### Problem to work on
Extract each line of the material that follows exactly and omit its pictures.

● ● ● ● ● ● ●

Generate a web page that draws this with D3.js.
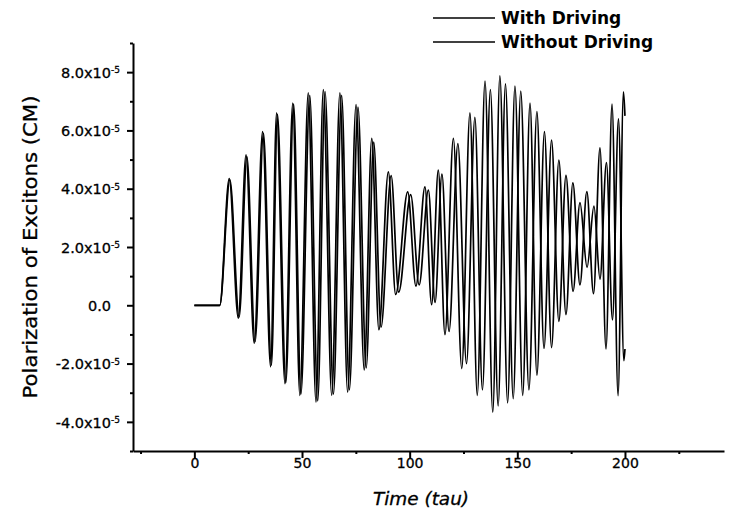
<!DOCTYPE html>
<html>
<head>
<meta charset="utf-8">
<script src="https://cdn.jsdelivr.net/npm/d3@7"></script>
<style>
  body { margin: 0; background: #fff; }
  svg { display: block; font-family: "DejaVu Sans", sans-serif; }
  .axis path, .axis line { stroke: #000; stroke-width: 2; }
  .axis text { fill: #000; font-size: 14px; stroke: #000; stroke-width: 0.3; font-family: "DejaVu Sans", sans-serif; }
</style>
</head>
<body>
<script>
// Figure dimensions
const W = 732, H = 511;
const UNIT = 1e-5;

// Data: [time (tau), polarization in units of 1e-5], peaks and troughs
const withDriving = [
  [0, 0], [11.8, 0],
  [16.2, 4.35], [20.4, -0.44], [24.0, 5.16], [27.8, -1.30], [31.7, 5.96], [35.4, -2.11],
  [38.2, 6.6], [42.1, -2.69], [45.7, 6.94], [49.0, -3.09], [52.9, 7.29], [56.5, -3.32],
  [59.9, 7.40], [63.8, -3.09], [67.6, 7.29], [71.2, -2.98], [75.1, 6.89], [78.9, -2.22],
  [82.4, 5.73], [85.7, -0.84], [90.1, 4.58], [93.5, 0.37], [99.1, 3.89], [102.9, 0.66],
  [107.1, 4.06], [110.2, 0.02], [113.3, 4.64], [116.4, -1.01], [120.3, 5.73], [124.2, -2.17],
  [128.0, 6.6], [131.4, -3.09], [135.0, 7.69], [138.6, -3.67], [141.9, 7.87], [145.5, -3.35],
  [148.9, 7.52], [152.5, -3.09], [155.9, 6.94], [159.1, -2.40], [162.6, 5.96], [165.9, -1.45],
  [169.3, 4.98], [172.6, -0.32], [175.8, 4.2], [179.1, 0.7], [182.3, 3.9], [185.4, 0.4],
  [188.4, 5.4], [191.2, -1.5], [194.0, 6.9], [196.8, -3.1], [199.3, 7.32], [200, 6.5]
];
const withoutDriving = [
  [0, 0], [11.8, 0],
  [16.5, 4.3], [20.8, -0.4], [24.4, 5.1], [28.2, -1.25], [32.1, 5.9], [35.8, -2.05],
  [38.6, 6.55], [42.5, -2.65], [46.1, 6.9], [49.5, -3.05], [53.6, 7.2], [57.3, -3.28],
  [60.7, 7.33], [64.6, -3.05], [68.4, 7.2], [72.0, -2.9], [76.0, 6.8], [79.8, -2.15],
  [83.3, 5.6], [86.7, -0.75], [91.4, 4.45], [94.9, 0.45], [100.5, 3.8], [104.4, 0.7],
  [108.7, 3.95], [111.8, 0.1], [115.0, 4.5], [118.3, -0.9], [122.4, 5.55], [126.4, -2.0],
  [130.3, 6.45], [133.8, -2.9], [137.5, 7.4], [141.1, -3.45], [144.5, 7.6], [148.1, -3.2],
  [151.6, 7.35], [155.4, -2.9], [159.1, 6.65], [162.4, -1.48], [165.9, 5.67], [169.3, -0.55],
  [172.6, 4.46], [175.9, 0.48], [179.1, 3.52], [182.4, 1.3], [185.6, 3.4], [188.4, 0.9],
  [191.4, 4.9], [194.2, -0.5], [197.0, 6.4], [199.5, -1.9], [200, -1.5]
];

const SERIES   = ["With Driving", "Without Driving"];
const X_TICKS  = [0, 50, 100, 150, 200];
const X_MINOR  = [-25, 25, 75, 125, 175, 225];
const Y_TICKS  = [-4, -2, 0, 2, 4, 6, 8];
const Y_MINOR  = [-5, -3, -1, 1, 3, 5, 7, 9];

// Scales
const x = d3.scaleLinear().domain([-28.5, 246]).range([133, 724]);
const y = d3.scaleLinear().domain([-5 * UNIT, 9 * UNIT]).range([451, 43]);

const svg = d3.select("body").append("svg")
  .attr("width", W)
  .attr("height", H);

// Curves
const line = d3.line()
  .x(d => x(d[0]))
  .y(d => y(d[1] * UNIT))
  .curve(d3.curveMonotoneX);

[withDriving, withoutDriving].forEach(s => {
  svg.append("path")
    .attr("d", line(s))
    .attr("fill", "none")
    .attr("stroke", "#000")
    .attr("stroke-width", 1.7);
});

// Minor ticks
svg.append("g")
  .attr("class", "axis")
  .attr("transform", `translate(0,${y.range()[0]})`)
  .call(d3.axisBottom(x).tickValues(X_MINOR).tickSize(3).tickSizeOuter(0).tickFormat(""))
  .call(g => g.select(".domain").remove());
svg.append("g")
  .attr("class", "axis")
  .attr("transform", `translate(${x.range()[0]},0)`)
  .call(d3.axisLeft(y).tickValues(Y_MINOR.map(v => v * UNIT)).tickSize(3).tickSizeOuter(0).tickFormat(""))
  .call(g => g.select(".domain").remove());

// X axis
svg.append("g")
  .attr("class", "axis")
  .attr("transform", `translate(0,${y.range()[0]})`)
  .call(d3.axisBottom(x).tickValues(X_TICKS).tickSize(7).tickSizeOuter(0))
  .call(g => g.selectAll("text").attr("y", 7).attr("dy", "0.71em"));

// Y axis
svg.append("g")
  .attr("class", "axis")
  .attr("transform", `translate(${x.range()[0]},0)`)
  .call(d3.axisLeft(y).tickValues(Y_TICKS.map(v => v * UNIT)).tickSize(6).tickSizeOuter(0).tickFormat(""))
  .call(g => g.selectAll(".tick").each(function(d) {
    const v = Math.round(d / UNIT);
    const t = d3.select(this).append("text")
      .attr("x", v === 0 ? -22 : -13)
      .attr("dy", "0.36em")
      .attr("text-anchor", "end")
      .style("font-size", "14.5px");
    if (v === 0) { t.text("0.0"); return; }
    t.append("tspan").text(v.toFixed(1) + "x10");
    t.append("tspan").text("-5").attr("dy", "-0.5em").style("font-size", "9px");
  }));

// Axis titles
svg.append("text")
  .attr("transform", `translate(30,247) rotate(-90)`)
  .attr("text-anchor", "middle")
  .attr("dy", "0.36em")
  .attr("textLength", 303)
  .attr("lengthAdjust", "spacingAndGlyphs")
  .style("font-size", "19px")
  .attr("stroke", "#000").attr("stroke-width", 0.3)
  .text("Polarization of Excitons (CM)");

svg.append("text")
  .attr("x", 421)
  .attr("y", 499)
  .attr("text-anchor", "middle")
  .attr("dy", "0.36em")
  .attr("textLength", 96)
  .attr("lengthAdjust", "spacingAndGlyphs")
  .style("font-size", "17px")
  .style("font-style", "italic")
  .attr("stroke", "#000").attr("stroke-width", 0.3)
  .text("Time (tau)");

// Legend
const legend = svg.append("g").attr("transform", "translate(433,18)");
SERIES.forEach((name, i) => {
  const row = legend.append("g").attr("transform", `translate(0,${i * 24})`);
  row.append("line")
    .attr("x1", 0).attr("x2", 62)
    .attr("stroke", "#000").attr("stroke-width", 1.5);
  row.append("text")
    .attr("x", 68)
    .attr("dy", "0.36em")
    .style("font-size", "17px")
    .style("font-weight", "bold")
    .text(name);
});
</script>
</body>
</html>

● ● ● ● ● ● ●

### Answer for the task
Generate a web page that draws this with D3.js.
<!DOCTYPE html>
<html>
<head>
<meta charset="utf-8">
<script src="https://cdn.jsdelivr.net/npm/d3@7"></script>
<style>
  body { margin: 0; background: #fff; }
  svg { display: block; font-family: "DejaVu Sans", sans-serif; }
  .axis path, .axis line { stroke: #000; stroke-width: 2; }
  .axis text { fill: #000; font-size: 14px; stroke: #000; stroke-width: 0.3; font-family: "DejaVu Sans", sans-serif; }
</style>
</head>
<body>
<script>
// Figure dimensions
const W = 732, H = 511;
const UNIT = 1e-5;

// Data: [time (tau), polarization in units of 1e-5], peaks and troughs
const withDriving = [
  [0, 0], [11.8, 0],
  [16.2, 4.35], [20.4, -0.44], [24.0, 5.16], [27.8, -1.30], [31.7, 5.96], [35.4, -2.11],
  [38.2, 6.6], [42.1, -2.69], [45.7, 6.94], [49.0, -3.09], [52.9, 7.29], [56.5, -3.32],
  [59.9, 7.40], [63.8, -3.09], [67.6, 7.29], [71.2, -2.98], [75.1, 6.89], [78.9, -2.22],
  [82.4, 5.73], [85.7, -0.84], [90.1, 4.58], [93.5, 0.37], [99.1, 3.89], [102.9, 0.66],
  [107.1, 4.06], [110.2, 0.02], [113.3, 4.64], [116.4, -1.01], [120.3, 5.73], [124.2, -2.17],
  [128.0, 6.6], [131.4, -3.09], [135.0, 7.69], [138.6, -3.67], [141.9, 7.87], [145.5, -3.35],
  [148.9, 7.52], [152.5, -3.09], [155.9, 6.94], [159.1, -2.40], [162.6, 5.96], [165.9, -1.45],
  [169.3, 4.98], [172.6, -0.32], [175.8, 4.2], [179.1, 0.7], [182.3, 3.9], [185.4, 0.4],
  [188.4, 5.4], [191.2, -1.5], [194.0, 6.9], [196.8, -3.1], [199.3, 7.32], [200, 6.5]
];
const withoutDriving = [
  [0, 0], [11.8, 0],
  [16.5, 4.3], [20.8, -0.4], [24.4, 5.1], [28.2, -1.25], [32.1, 5.9], [35.8, -2.05],
  [38.6, 6.55], [42.5, -2.65], [46.1, 6.9], [49.5, -3.05], [53.6, 7.2], [57.3, -3.28],
  [60.7, 7.33], [64.6, -3.05], [68.4, 7.2], [72.0, -2.9], [76.0, 6.8], [79.8, -2.15],
  [83.3, 5.6], [86.7, -0.75], [91.4, 4.45], [94.9, 0.45], [100.5, 3.8], [104.4, 0.7],
  [108.7, 3.95], [111.8, 0.1], [115.0, 4.5], [118.3, -0.9], [122.4, 5.55], [126.4, -2.0],
  [130.3, 6.45], [133.8, -2.9], [137.5, 7.4], [141.1, -3.45], [144.5, 7.6], [148.1, -3.2],
  [151.6, 7.35], [155.4, -2.9], [159.1, 6.65], [162.4, -1.48], [165.9, 5.67], [169.3, -0.55],
  [172.6, 4.46], [175.9, 0.48], [179.1, 3.52], [182.4, 1.3], [185.6, 3.4], [188.4, 0.9],
  [191.4, 4.9], [194.2, -0.5], [197.0, 6.4], [199.5, -1.9], [200, -1.5]
];

const SERIES   = ["With Driving", "Without Driving"];
const X_TICKS  = [0, 50, 100, 150, 200];
const X_MINOR  = [-25, 25, 75, 125, 175, 225];
const Y_TICKS  = [-4, -2, 0, 2, 4, 6, 8];
const Y_MINOR  = [-5, -3, -1, 1, 3, 5, 7, 9];

// Scales
const x = d3.scaleLinear().domain([-28.5, 246]).range([133, 724]);
const y = d3.scaleLinear().domain([-5 * UNIT, 9 * UNIT]).range([451, 43]);

const svg = d3.select("body").append("svg")
  .attr("width", W)
  .attr("height", H);

// Curves
const line = d3.line()
  .x(d => x(d[0]))
  .y(d => y(d[1] * UNIT))
  .curve(d3.curveMonotoneX);

[withDriving, withoutDriving].forEach(s => {
  svg.append("path")
    .attr("d", line(s))
    .attr("fill", "none")
    .attr("stroke", "#000")
    .attr("stroke-width", 1.7);
});

// Minor ticks
svg.append("g")
  .attr("class", "axis")
  .attr("transform", `translate(0,${y.range()[0]})`)
  .call(d3.axisBottom(x).tickValues(X_MINOR).tickSize(3).tickSizeOuter(0).tickFormat(""))
  .call(g => g.select(".domain").remove());
svg.append("g")
  .attr("class", "axis")
  .attr("transform", `translate(${x.range()[0]},0)`)
  .call(d3.axisLeft(y).tickValues(Y_MINOR.map(v => v * UNIT)).tickSize(3).tickSizeOuter(0).tickFormat(""))
  .call(g => g.select(".domain").remove());

// X axis
svg.append("g")
  .attr("class", "axis")
  .attr("transform", `translate(0,${y.range()[0]})`)
  .call(d3.axisBottom(x).tickValues(X_TICKS).tickSize(7).tickSizeOuter(0))
  .call(g => g.selectAll("text").attr("y", 7).attr("dy", "0.71em"));

// Y axis
svg.append("g")
  .attr("class", "axis")
  .attr("transform", `translate(${x.range()[0]},0)`)
  .call(d3.axisLeft(y).tickValues(Y_TICKS.map(v => v * UNIT)).tickSize(6).tickSizeOuter(0).tickFormat(""))
  .call(g => g.selectAll(".tick").each(function(d) {
    const v = Math.round(d / UNIT);
    const t = d3.select(this).append("text")
      .attr("x", v === 0 ? -22 : -13)
      .attr("dy", "0.36em")
      .attr("text-anchor", "end")
      .style("font-size", "14.5px");
    if (v === 0) { t.text("0.0"); return; }
    t.append("tspan").text(v.toFixed(1) + "x10");
    t.append("tspan").text("-5").attr("dy", "-0.5em").style("font-size", "9px");
  }));

// Axis titles
svg.append("text")
  .attr("transform", `translate(30,247) rotate(-90)`)
  .attr("text-anchor", "middle")
  .attr("dy", "0.36em")
  .attr("textLength", 303)
  .attr("lengthAdjust", "spacingAndGlyphs")
  .style("font-size", "19px")
  .attr("stroke", "#000").attr("stroke-width", 0.3)
  .text("Polarization of Excitons (CM)");

svg.append("text")
  .attr("x", 421)
  .attr("y", 499)
  .attr("text-anchor", "middle")
  .attr("dy", "0.36em")
  .attr("textLength", 96)
  .attr("lengthAdjust", "spacingAndGlyphs")
  .style("font-size", "17px")
  .style("font-style", "italic")
  .attr("stroke", "#000").attr("stroke-width", 0.3)
  .text("Time (tau)");

// Legend
const legend = svg.append("g").attr("transform", "translate(433,18)");
SERIES.forEach((name, i) => {
  const row = legend.append("g").attr("transform", `translate(0,${i * 24})`);
  row.append("line")
    .attr("x1", 0).attr("x2", 62)
    .attr("stroke", "#000").attr("stroke-width", 1.5);
  row.append("text")
    .attr("x", 68)
    .attr("dy", "0.36em")
    .style("font-size", "17px")
    .style("font-weight", "bold")
    .text(name);
});
</script>
</body>
</html>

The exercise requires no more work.